Material shown
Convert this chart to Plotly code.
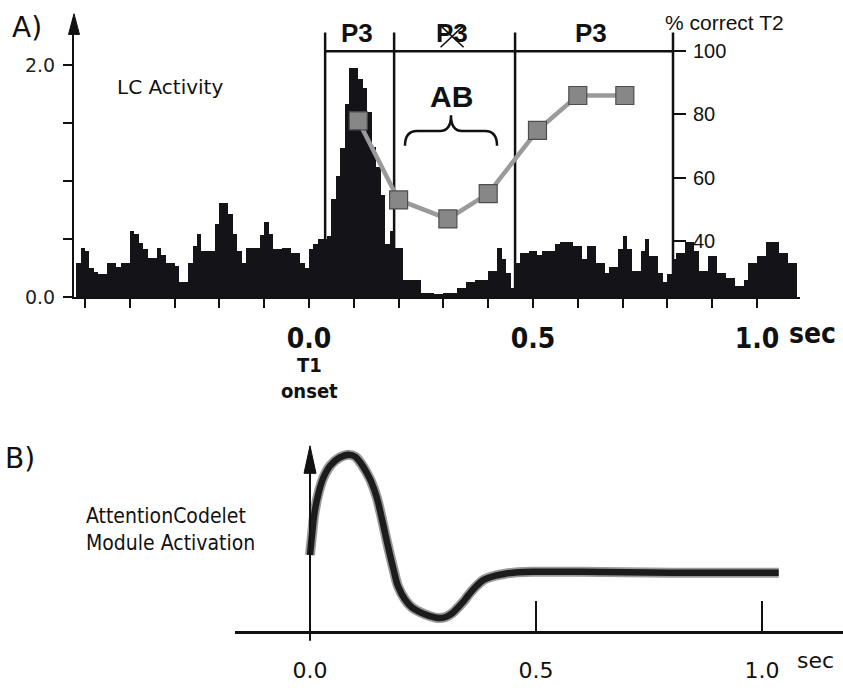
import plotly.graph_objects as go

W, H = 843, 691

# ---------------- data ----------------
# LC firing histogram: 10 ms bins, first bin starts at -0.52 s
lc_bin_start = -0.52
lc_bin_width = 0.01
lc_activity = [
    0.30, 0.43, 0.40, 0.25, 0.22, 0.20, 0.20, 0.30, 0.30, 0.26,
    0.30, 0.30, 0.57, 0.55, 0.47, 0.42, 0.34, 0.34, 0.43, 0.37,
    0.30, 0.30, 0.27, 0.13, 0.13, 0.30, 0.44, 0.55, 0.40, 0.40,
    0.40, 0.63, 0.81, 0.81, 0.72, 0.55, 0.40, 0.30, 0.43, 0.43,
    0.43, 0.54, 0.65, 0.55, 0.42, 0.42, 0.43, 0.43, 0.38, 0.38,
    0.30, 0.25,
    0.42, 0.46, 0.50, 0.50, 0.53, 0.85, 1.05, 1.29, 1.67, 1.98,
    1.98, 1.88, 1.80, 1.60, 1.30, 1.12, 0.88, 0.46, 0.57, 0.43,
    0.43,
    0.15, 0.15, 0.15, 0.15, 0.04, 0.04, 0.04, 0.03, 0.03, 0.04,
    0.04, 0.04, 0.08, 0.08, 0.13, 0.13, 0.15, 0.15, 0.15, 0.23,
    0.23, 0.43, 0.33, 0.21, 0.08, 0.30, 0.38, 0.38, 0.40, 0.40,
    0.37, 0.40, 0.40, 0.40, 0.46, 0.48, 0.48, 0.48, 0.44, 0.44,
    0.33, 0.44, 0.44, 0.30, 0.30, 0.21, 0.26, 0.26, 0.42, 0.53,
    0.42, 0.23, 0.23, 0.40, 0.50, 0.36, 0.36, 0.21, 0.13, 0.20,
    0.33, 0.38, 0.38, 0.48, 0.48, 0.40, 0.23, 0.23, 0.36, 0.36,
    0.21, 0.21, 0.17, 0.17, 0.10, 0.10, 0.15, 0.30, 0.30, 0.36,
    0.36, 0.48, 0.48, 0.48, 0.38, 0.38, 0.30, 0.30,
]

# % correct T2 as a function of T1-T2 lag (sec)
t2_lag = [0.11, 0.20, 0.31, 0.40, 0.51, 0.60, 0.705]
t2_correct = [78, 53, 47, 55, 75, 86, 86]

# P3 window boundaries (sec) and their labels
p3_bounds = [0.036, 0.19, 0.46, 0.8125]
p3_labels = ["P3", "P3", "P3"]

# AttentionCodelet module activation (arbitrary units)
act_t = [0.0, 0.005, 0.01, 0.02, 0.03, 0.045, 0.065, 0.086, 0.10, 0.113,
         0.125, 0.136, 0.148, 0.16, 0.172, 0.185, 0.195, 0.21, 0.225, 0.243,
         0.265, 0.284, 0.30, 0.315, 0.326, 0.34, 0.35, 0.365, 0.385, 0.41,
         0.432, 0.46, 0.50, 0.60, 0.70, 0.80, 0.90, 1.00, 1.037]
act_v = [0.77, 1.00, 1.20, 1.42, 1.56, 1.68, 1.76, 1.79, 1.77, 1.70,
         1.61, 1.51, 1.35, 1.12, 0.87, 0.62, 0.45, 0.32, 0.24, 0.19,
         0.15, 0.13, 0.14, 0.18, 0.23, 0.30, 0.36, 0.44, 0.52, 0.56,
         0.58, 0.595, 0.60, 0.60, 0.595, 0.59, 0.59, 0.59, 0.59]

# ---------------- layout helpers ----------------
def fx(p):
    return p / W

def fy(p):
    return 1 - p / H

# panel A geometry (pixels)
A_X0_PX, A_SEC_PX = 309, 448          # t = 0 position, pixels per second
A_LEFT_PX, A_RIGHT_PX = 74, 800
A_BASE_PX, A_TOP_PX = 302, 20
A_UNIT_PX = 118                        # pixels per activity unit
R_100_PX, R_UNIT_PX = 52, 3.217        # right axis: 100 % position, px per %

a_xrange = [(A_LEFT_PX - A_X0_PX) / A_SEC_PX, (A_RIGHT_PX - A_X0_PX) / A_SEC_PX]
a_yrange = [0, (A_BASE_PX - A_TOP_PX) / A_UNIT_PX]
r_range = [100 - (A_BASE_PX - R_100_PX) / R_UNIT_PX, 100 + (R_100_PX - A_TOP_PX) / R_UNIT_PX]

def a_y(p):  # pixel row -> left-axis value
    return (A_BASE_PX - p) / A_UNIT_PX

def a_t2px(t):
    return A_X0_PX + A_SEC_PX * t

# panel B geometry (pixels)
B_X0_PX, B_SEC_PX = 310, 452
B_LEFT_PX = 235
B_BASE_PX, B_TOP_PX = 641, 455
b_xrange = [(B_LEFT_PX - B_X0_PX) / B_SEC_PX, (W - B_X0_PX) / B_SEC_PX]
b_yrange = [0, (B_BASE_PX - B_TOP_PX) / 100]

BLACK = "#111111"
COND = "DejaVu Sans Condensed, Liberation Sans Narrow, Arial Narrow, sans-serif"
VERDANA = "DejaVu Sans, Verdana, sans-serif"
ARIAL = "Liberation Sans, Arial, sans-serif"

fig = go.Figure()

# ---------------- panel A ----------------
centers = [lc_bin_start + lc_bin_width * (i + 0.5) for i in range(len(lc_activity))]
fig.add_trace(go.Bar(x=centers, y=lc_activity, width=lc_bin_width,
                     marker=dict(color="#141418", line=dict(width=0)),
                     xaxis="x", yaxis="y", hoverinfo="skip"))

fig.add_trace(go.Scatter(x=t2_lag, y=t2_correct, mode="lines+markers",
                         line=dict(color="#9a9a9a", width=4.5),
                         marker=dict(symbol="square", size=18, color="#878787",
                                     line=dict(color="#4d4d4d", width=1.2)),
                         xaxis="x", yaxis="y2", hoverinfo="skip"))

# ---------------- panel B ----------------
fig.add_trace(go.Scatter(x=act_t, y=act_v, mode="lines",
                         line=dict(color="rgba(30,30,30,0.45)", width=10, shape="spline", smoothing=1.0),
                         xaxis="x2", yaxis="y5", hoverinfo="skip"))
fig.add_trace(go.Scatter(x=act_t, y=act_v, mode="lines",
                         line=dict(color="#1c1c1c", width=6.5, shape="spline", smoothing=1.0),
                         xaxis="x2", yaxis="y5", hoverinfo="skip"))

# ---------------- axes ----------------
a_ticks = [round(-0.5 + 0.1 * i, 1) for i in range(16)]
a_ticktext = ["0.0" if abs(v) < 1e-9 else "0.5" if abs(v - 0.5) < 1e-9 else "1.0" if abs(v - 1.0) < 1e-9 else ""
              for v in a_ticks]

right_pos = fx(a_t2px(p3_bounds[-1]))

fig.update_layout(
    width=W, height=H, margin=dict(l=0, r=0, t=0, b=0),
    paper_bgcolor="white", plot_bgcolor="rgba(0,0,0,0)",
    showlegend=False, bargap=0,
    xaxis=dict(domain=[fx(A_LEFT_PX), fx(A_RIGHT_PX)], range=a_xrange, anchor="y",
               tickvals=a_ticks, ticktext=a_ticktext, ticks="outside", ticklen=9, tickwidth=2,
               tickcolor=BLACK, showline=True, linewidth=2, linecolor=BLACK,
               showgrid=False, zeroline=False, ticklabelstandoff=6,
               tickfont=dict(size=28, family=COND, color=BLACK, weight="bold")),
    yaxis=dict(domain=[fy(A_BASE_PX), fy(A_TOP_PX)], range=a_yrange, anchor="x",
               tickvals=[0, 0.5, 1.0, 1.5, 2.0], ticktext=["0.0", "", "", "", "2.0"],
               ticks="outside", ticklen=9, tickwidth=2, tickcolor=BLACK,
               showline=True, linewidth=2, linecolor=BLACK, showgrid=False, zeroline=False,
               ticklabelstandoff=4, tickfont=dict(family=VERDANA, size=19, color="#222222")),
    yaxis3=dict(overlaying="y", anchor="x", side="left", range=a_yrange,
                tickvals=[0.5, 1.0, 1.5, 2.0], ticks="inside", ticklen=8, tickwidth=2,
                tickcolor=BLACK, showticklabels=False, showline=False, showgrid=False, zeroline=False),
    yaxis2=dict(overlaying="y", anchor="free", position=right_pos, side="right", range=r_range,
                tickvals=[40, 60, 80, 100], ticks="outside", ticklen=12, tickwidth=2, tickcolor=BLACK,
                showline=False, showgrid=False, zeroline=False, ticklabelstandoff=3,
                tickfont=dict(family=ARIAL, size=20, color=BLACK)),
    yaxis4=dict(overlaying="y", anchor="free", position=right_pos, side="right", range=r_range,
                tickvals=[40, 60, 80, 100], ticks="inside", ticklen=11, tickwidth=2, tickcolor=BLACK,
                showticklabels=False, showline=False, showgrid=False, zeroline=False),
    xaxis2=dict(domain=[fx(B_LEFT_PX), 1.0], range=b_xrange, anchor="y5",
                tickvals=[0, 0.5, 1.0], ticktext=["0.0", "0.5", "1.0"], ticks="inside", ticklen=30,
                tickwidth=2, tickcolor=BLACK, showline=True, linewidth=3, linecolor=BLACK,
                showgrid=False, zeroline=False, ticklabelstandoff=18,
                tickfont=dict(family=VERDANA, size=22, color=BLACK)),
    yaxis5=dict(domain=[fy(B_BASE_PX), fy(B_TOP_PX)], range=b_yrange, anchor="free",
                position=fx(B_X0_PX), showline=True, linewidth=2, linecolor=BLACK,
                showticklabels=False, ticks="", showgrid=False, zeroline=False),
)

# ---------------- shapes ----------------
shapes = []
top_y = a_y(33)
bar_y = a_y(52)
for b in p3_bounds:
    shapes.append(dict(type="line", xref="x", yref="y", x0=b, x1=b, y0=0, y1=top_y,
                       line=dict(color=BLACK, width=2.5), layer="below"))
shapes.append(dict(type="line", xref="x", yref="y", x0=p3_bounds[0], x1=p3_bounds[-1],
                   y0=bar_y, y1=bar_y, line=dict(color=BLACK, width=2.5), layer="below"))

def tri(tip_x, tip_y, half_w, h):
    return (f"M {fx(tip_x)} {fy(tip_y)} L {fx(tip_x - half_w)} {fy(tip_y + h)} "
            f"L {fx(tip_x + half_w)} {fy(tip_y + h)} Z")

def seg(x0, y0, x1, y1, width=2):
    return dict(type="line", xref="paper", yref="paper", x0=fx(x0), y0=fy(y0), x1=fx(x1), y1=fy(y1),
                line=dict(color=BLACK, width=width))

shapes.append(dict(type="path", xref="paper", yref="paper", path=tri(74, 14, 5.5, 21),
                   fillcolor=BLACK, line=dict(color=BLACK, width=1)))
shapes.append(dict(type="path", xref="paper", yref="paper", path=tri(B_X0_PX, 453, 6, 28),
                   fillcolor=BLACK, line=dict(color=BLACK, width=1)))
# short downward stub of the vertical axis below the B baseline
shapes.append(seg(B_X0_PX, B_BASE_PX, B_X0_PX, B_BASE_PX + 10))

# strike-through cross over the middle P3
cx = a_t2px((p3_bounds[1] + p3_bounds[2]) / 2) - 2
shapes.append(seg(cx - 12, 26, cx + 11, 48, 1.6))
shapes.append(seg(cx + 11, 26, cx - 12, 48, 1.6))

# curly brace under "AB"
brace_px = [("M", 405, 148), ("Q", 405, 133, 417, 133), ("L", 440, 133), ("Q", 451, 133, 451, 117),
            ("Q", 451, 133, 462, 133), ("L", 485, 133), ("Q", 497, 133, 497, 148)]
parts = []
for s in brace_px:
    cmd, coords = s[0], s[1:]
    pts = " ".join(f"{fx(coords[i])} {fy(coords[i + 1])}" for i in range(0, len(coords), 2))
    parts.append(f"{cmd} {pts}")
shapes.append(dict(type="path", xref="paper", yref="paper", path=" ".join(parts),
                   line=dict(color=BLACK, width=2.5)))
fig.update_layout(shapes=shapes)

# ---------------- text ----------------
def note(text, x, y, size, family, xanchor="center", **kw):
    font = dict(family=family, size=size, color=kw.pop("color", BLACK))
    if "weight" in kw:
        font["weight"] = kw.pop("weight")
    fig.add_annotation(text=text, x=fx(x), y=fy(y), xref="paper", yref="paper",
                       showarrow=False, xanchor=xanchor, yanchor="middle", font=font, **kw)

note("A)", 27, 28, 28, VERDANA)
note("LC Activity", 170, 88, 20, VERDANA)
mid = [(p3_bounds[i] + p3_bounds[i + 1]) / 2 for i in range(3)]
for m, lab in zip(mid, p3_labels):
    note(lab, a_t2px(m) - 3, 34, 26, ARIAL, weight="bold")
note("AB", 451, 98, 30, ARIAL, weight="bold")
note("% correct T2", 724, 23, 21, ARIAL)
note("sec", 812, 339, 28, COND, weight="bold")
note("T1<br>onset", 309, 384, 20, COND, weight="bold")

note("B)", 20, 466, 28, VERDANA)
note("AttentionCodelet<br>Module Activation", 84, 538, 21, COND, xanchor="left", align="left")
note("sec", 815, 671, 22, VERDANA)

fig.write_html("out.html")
---
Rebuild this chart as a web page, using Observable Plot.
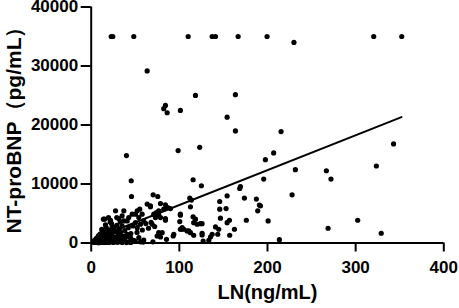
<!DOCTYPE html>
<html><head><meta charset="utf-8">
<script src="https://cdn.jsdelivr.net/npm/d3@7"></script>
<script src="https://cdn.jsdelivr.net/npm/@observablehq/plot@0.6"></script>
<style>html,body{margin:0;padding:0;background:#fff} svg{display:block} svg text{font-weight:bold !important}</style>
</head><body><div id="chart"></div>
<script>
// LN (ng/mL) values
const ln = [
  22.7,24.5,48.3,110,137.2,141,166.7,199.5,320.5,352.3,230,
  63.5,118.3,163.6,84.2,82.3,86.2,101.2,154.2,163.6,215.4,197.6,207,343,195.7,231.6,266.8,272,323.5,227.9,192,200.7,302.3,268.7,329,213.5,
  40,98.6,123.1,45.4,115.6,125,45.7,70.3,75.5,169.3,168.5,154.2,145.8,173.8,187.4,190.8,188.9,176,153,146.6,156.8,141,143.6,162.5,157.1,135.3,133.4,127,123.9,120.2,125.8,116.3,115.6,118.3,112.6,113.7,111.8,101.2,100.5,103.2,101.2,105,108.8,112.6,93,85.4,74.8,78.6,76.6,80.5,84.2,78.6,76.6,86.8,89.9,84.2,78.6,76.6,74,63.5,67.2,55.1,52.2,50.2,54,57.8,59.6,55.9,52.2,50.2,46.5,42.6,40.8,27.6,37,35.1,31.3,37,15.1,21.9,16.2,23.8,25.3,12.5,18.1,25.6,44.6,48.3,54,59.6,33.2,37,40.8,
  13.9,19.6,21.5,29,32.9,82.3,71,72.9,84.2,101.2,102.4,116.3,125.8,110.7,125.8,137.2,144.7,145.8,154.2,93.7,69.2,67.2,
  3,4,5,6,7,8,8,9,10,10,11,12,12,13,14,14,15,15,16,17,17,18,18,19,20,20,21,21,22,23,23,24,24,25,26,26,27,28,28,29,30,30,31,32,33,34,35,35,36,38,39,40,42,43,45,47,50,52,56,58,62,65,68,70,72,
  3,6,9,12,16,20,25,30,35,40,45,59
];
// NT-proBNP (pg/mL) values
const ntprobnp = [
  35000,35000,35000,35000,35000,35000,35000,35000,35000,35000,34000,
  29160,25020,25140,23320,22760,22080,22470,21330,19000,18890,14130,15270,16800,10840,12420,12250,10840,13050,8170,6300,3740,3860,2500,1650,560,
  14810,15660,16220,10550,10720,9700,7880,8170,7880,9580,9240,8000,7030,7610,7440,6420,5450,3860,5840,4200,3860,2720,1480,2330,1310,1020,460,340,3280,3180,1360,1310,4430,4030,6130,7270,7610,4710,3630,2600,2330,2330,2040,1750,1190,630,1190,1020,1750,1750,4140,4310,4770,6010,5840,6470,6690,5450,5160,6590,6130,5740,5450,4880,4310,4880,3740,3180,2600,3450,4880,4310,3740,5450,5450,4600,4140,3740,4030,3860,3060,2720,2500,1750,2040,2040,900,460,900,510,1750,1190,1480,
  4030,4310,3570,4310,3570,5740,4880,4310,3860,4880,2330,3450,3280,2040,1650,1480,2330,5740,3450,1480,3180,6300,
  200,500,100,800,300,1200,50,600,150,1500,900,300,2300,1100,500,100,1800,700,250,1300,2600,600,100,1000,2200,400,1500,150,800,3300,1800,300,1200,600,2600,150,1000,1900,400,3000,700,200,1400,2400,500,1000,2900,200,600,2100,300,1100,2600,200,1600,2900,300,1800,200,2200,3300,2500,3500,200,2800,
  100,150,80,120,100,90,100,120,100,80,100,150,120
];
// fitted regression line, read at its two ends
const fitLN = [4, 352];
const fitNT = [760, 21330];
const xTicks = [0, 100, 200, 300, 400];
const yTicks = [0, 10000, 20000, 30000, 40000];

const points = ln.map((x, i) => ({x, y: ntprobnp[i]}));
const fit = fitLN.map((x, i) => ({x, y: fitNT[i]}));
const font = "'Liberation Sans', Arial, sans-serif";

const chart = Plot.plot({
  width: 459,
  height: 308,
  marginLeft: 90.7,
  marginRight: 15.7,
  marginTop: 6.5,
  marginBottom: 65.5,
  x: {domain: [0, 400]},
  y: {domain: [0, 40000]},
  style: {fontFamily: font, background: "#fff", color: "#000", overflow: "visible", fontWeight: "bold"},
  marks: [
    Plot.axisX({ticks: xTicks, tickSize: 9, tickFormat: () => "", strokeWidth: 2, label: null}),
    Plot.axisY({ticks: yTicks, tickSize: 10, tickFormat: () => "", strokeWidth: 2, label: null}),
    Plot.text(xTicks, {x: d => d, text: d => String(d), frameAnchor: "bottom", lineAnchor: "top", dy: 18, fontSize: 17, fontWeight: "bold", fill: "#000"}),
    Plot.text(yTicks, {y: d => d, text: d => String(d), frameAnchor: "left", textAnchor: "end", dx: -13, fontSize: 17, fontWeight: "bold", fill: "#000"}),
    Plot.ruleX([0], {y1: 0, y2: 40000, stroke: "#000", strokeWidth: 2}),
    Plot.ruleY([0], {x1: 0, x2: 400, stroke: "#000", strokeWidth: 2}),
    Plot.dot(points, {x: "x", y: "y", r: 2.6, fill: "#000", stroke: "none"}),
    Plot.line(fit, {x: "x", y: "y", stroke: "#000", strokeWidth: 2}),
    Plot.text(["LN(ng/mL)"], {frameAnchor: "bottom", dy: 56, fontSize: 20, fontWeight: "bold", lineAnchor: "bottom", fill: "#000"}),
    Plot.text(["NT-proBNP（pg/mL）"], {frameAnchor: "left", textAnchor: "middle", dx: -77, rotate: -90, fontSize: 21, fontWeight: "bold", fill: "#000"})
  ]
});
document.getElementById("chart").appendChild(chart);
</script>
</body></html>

Set exercise
In the listing above, find the line containing "Convert this chart to Plotly code." and the line containing "W, H = 843, 691", then output those two lines and everything between them exactly as written, without the images.

Response below
Convert this chart to Plotly code.
import plotly.graph_objects as go

W, H = 843, 691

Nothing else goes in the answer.